The challenge has been “our inability to attract the attention of younger men and women right now,” he said. “It’s not that [they] don’t have a propensity to serve, because I see them very active in their local communities. We just have to make our case in our argument why serving in the Army National Guard is important.”
National Guard soldiers who had to defer their professional military education because of the high operational tempo during the pandemic are catching up at schools managed by the National Guard and the Regular Army. Starting Oct. 1, some of those soldiers deployed to Kuwait will be able to complete NCO professional development courses in-country with a mix of online work and in-person instruction by a small cadre of instructors who will travel to them.
“What we’re trying to do is maximize that time period when you’re mobilized,” Jensen said. “In many cases, when a soldier deploys, they put a school off.”
Organizational Shift
Expressing his confidence that “our organizations will be ready” if needed, Jensen said the Army National Guard is well into a plan that reorganizes it from a brigade-centric force into one that’s focused on the division. This transition will align it more closely with the Regular Army and anticipates the transformation of some combat capabilities to meet the Army’s modernization goals.
While the move to division-centric formations is “going exceptionally well,” Jensen said, the National Guard is “waiting on the Army to make some force structure decisions in terms of how certain organizations are going to look.”
As an example, Jensen said the Army is “looking at bringing back division-level cavalry or reconnaissance units,” a decision that would impact the National Guard’s reorganization plans.
“We’re still kind of in a pause waiting for some of these decisions to be made,” he said, explaining that the Army’s 2014 decision to bring back division artillery is already coming into play.
“Extended Range [Cannon] Artillery is coming to the National Guard,” Jensen said. “We’re phasing that in.” It means the Guard’s self-propelled artillery capability will be converted to long-range precision fires, fulfilling one of the Army’s six modernization priorities.

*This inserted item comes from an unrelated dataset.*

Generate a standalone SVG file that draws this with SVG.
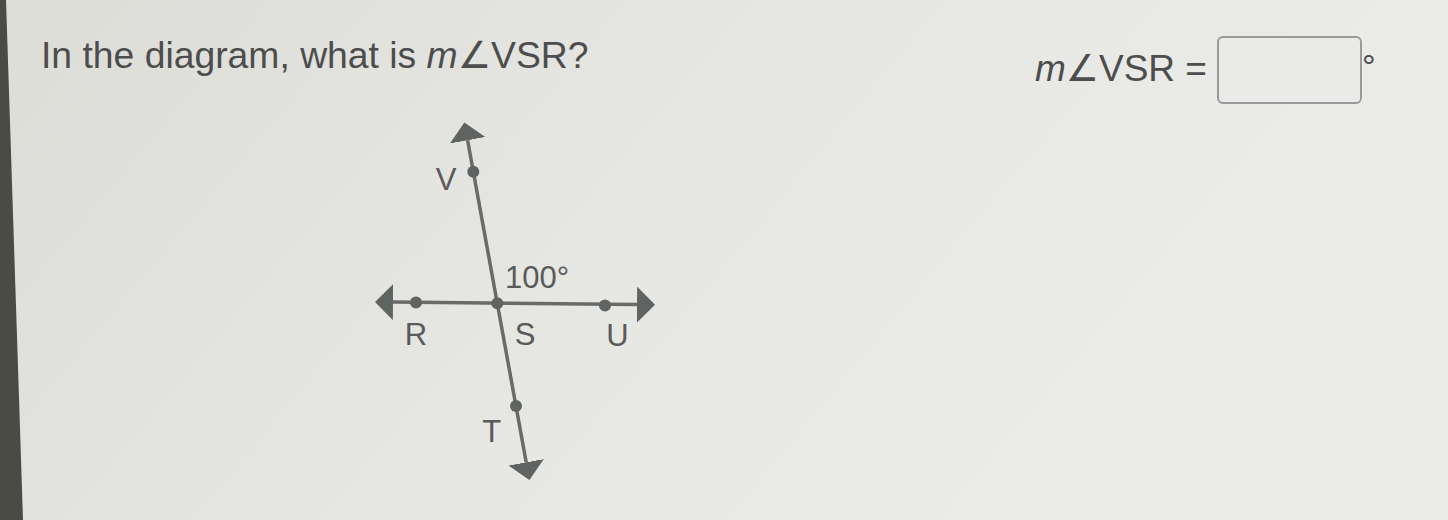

It’s an important transition that Jensen said will help seal the National Guard’s inclusion in the Army’s broad modernization strategy, but it also could bring problems if it moves too quickly.
“We think potentially it could be very disruptive, much like in the early 2000s when we went from division-centric to brigade-centric” formations, Jensen said. “It was very disruptive in the Guard, and every state was touched pretty dramatically. We are taking a little bit slower approach to this because this is a full modernization effort. It’s going to take more than three or four years.”
Staying Relevant
Modernizing along with the Regular Army, Jensen noted, goes beyond reorganizing a unit to accommodate new capabilities. It also helps reassure soldiers that as members of the Army National Guard, they will remain relevant to the Total Army.

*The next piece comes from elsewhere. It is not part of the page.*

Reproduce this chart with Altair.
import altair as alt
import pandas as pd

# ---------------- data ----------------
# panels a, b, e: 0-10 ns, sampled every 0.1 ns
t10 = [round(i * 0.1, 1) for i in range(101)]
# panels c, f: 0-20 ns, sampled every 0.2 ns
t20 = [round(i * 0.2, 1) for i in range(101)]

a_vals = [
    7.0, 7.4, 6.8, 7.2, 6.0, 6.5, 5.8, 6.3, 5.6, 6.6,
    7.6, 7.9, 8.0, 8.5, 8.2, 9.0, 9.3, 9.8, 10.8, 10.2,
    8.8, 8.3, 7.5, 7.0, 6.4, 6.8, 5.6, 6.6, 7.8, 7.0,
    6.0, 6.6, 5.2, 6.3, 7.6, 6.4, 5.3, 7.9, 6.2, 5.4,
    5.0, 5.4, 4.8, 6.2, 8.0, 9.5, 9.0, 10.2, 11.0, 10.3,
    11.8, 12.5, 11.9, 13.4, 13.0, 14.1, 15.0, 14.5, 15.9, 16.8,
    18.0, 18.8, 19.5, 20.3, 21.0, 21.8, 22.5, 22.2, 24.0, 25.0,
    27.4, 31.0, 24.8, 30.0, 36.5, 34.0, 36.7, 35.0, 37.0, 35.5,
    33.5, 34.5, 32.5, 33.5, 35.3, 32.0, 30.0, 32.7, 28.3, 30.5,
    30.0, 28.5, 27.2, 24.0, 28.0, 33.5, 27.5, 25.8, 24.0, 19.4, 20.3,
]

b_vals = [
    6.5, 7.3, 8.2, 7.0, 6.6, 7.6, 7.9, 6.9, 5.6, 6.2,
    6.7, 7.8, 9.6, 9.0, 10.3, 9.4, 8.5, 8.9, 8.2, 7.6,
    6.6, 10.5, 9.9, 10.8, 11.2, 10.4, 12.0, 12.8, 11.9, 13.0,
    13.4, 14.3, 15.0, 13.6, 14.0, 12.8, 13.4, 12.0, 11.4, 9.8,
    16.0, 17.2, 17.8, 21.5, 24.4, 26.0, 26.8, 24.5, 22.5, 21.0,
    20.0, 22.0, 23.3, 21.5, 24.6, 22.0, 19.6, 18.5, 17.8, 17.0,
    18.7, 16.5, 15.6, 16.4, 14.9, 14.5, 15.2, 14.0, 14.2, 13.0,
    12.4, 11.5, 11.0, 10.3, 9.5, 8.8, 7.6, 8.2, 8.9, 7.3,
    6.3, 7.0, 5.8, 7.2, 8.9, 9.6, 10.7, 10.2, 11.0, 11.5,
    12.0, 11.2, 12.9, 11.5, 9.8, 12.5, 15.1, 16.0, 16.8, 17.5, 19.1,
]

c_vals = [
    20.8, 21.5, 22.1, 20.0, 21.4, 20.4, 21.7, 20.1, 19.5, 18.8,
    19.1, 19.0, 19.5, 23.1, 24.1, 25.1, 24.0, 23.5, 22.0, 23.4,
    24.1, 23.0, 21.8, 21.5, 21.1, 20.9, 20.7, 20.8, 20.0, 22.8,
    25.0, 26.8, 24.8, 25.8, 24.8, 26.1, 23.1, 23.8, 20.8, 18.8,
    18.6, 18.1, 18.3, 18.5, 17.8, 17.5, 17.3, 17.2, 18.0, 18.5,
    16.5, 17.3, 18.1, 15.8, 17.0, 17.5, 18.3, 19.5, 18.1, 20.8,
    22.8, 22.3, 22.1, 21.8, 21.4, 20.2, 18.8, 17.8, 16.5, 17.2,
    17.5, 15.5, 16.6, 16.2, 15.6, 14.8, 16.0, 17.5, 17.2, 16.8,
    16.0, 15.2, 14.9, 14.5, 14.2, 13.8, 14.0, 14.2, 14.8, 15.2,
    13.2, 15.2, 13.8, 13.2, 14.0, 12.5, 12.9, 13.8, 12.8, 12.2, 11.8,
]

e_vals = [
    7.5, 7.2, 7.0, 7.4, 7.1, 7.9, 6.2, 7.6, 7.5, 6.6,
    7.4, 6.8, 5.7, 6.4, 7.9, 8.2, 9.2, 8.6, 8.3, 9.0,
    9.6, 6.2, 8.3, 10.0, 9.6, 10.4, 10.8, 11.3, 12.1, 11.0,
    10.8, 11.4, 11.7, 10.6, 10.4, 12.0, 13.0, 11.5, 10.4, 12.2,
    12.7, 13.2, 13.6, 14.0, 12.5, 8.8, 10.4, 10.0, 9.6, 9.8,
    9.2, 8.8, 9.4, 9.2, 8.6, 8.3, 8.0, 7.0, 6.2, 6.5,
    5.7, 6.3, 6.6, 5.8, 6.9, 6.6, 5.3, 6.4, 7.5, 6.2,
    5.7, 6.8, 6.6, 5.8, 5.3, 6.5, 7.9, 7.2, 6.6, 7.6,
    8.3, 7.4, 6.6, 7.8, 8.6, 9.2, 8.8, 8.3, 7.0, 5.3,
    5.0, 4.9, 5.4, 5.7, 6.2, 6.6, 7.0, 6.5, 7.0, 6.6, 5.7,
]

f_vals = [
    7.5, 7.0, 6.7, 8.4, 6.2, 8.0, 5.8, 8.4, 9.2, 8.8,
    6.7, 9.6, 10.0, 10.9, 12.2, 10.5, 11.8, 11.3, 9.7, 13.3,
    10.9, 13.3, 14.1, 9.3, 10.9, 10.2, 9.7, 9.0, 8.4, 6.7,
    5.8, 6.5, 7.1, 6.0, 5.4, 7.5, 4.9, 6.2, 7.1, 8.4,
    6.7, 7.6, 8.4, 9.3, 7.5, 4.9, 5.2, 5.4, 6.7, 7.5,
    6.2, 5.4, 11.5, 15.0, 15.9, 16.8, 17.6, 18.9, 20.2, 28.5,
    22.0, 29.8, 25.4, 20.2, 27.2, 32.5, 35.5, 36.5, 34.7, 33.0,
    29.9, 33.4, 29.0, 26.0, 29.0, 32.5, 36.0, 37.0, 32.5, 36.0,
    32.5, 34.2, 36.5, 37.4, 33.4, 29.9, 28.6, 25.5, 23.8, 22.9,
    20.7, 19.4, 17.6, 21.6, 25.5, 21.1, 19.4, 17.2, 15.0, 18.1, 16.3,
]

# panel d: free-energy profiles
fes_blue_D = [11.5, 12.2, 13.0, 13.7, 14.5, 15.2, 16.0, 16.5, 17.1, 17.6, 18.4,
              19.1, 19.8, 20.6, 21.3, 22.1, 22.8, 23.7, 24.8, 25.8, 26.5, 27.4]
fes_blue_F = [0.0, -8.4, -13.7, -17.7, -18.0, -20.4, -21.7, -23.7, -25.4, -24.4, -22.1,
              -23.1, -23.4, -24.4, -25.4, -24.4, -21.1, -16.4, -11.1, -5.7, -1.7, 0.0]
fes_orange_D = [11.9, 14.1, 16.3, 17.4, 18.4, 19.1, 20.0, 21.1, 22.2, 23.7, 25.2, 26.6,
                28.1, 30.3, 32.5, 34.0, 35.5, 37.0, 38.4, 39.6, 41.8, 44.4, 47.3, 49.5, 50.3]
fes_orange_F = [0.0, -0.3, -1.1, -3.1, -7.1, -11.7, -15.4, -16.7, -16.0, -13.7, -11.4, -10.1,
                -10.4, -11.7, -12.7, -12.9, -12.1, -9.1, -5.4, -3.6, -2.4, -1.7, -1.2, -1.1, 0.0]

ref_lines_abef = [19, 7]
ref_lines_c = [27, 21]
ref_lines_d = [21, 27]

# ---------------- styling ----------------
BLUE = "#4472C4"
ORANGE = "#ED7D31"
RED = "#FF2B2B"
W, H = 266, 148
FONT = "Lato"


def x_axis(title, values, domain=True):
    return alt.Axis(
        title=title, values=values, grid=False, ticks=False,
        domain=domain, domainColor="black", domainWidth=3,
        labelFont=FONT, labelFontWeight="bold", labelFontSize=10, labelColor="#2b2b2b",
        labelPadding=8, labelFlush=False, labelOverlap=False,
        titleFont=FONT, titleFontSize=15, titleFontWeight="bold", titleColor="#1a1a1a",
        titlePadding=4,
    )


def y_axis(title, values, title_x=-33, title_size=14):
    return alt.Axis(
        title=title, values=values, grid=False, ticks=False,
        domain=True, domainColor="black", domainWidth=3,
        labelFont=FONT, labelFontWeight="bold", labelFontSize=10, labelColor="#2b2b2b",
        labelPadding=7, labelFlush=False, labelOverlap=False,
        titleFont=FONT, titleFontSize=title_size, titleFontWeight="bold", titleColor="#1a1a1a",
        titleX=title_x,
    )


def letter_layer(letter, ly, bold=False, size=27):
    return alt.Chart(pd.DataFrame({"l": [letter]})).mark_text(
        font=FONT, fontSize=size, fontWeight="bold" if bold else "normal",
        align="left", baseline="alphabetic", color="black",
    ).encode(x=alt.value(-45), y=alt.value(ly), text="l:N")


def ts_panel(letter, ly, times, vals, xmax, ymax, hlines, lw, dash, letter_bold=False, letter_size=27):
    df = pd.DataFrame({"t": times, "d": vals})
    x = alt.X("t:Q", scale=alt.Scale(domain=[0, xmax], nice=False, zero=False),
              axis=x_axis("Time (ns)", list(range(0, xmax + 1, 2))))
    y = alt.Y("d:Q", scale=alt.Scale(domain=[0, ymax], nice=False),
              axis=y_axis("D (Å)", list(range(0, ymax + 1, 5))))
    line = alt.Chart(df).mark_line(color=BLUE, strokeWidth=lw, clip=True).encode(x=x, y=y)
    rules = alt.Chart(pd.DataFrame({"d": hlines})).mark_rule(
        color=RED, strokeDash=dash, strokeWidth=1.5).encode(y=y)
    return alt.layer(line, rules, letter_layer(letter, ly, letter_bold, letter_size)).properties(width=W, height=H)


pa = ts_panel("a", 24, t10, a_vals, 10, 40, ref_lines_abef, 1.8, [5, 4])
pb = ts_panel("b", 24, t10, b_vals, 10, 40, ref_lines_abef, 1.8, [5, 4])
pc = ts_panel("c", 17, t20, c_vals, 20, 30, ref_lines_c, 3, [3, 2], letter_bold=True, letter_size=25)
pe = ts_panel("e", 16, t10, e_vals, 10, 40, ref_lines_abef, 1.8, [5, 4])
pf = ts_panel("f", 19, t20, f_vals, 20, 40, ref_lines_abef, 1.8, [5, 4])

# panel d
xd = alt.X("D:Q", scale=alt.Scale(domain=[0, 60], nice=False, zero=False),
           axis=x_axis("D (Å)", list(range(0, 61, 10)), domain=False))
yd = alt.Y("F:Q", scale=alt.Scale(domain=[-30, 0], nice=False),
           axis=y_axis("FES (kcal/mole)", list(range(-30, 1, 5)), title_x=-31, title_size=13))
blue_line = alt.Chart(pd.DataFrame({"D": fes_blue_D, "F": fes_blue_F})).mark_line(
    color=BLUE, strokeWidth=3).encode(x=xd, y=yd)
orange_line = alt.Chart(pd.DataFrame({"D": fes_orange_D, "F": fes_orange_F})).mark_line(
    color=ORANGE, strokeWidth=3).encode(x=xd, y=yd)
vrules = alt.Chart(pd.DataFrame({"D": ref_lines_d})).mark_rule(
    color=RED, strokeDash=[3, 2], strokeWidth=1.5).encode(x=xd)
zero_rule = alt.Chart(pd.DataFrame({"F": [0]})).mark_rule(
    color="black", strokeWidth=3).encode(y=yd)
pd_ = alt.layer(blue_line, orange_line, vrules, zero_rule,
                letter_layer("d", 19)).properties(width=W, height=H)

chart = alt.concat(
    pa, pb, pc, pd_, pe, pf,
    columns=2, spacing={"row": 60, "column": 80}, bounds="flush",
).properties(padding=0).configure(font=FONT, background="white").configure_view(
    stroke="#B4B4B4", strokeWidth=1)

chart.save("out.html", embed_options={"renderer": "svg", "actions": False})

Jensen said he has detected among soldiers “a little bit of stress out there” on the modernization issue. Many soldiers have told him that “they are afraid that their unit’s going to be left behind, and they’re not going to be modernized, therefore they’re no longer relevant,” Jensen said.
Jensen said he also detects a sense that junior leaders, warrant officers and NCOs “still want to contribute to the Army as part of a mobilization” should their units be called upon to augment the Regular Army, validating the Army National Guard’s ultimate relevance to the total force.
Having pivoted from almost nonstop operations since 2020, today’s Army National Guard is like a triathlete who is “coming out of the water,” Jensen said.
“You’re about to get on the bike, so you’ve got to get the wetsuit off, you’ve got to get your bike shorts on, and then you’re going to get on the bike, and you’re going to do that until it’s time to run,” he said. “I think that is where we are right now, where we’re coming out of the water, and we’re transitioning to the next key event for our organizations.”